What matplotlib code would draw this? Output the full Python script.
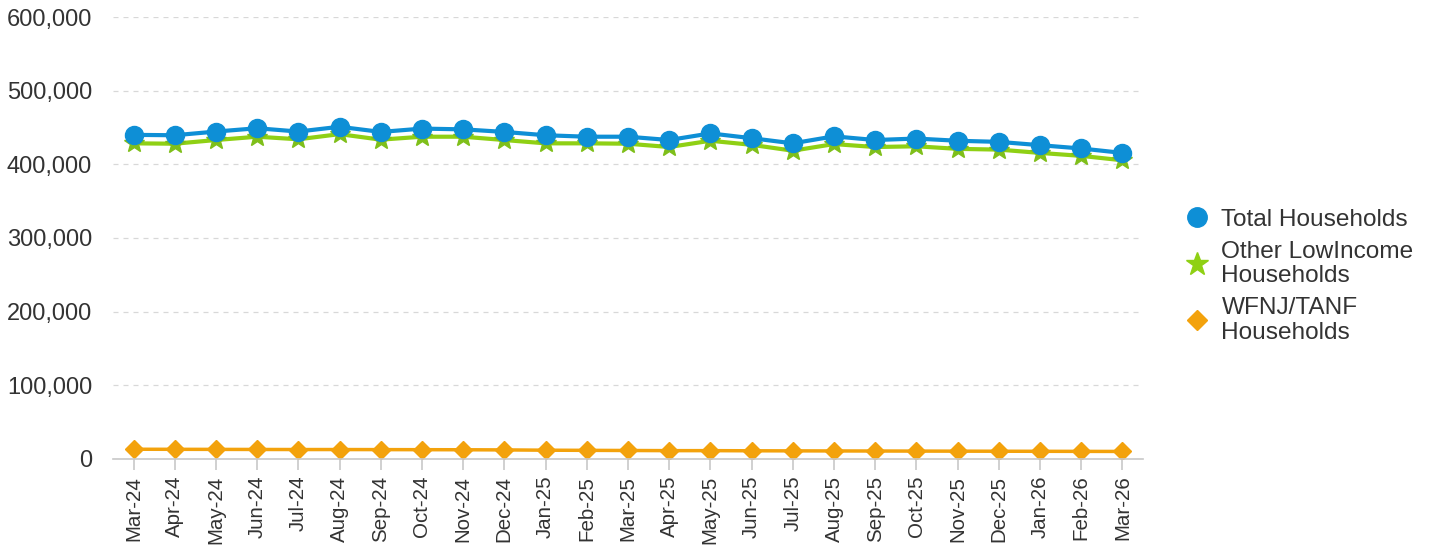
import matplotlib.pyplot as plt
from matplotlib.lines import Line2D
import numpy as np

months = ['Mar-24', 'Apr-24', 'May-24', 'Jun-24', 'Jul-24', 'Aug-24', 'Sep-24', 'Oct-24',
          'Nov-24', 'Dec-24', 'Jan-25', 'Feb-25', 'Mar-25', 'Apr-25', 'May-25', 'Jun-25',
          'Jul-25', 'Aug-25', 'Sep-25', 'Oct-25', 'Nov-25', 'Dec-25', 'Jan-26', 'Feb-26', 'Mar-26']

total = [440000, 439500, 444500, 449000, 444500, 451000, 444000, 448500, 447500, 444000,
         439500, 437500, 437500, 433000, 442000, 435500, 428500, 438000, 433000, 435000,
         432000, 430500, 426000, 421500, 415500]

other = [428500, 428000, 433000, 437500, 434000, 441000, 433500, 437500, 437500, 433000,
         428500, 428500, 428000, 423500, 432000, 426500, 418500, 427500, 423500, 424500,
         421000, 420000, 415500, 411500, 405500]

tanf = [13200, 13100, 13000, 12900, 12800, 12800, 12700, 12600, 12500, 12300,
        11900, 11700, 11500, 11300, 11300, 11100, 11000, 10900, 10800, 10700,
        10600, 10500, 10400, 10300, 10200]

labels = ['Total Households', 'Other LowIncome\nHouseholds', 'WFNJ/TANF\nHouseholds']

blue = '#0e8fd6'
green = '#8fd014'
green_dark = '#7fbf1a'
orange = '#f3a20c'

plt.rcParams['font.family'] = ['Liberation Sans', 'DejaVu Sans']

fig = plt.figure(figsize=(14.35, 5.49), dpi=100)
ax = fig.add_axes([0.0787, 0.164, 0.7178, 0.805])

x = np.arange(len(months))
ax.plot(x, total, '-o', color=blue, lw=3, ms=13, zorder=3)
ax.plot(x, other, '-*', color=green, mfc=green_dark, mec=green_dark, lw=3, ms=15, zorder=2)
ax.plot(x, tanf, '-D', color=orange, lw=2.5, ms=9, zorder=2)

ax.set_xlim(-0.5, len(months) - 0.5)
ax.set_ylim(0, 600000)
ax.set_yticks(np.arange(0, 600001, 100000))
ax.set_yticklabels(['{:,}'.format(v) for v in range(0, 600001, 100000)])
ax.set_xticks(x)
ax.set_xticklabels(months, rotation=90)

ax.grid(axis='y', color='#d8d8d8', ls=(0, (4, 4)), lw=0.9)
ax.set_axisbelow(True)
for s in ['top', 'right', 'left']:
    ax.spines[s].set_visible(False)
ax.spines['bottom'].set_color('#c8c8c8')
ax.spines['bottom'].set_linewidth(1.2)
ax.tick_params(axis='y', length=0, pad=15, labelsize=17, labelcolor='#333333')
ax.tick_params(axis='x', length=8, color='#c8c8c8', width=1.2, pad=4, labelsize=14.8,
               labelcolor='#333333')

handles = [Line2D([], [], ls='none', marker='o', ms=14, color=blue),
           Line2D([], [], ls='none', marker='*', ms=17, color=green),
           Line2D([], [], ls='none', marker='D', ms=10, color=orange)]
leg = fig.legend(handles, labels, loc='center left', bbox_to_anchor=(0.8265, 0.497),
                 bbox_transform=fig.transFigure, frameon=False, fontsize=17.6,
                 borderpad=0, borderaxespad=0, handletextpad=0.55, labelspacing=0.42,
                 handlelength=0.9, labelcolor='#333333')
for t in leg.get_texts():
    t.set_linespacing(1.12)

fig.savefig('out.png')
────────────────────────────────────────
Write out again, exactly, the lines from the start of the listing up to the line containing "ax = fig.add_axes([0.0787, 0.164, 0.7178, 0.805])", with both ends and without pictures.

EXERCISE RESPONSE |
What matplotlib code would draw this? Output the full Python script.
import matplotlib.pyplot as plt
from matplotlib.lines import Line2D
import numpy as np

months = ['Mar-24', 'Apr-24', 'May-24', 'Jun-24', 'Jul-24', 'Aug-24', 'Sep-24', 'Oct-24',
          'Nov-24', 'Dec-24', 'Jan-25', 'Feb-25', 'Mar-25', 'Apr-25', 'May-25', 'Jun-25',
          'Jul-25', 'Aug-25', 'Sep-25', 'Oct-25', 'Nov-25', 'Dec-25', 'Jan-26', 'Feb-26', 'Mar-26']

total = [440000, 439500, 444500, 449000, 444500, 451000, 444000, 448500, 447500, 444000,
         439500, 437500, 437500, 433000, 442000, 435500, 428500, 438000, 433000, 435000,
         432000, 430500, 426000, 421500, 415500]

other = [428500, 428000, 433000, 437500, 434000, 441000, 433500, 437500, 437500, 433000,
         428500, 428500, 428000, 423500, 432000, 426500, 418500, 427500, 423500, 424500,
         421000, 420000, 415500, 411500, 405500]

tanf = [13200, 13100, 13000, 12900, 12800, 12800, 12700, 12600, 12500, 12300,
        11900, 11700, 11500, 11300, 11300, 11100, 11000, 10900, 10800, 10700,
        10600, 10500, 10400, 10300, 10200]

labels = ['Total Households', 'Other LowIncome\nHouseholds', 'WFNJ/TANF\nHouseholds']

blue = '#0e8fd6'
green = '#8fd014'
green_dark = '#7fbf1a'
orange = '#f3a20c'

plt.rcParams['font.family'] = ['Liberation Sans', 'DejaVu Sans']

fig = plt.figure(figsize=(14.35, 5.49), dpi=100)
ax = fig.add_axes([0.0787, 0.164, 0.7178, 0.805])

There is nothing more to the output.